Pourquoi les Égyptiens arrivent-ils à sortit 4 fois plus de riz par hectare que les Malgaches et les Chinois trois fois ? (ici rizières en Chine).
Quant au paysan de Madagascar, qui lui aussi consomme 140 kilos, il est la plupart du temps obligé d’acheter du riz, faute d’en produire en quantité suffisante pour nourrir sa famille. Car la productivité de cette culture dans son pays est malheureusement restée très faible : en moyenne seulement 25 quintaux par hectare de rizière, et elle a très peu progressé en 70 ans (dont 63 d’indépendance), alors que la moyenne mondiale est, elle, passée à 47 quintaux (chiffres FAO) et que l’Égypte en est maintenant à 96 quintaux et la Chine à 70. Reste à expliquer ce qui bloque pour vraiment moderniser l’agriculture malgache.

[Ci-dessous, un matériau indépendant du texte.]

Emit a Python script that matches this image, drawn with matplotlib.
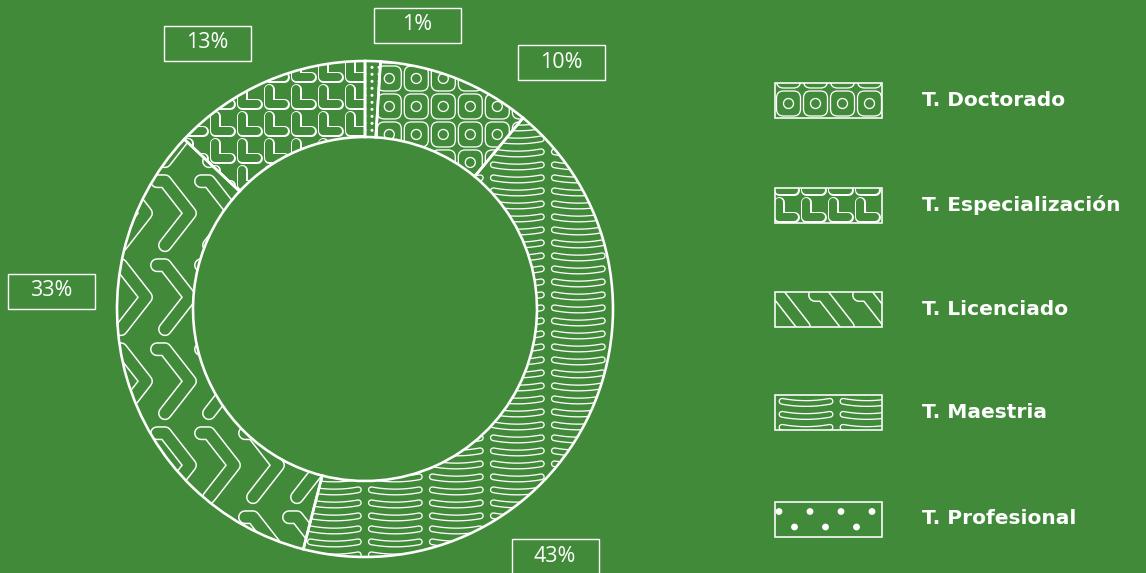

À court terme, rendons-nous compte qu’au-delà des difficultés liées au changement climatique, qui restent encore largement à venir malheureusement, en 2023/2024, les élections indiennes risquent d’améliorer (ponctuellement et un peu) la nourriture des Indiens les plus pauvres, mais de faire progresser notablement la faim dans des pays comme le Bangladesh et Madagascar, mais aussi l’Irak, le Sénégal, le Niger ou le Burkina Faso.
Mais à long terme, la planète continue à se réchauffer et ses ressources à s’épuiser. Alors que la population de l’Inde vient de dépasser celle de la Chine, sur un territoire nettement plus petit, on ne sait toujours pas comment on pourra nourrir en 2050 les 1 650 millions d’Indiens qui s’annoncent, avec à leurs côtés 360 millions de Pakistanais et 202 millions de Bengalis… pas plus que les 444 millions de Nigériens, et d’une manière générale les 2 475 millions d’Africains (un continent qui n’en comptait que 250 millions en 1950 !).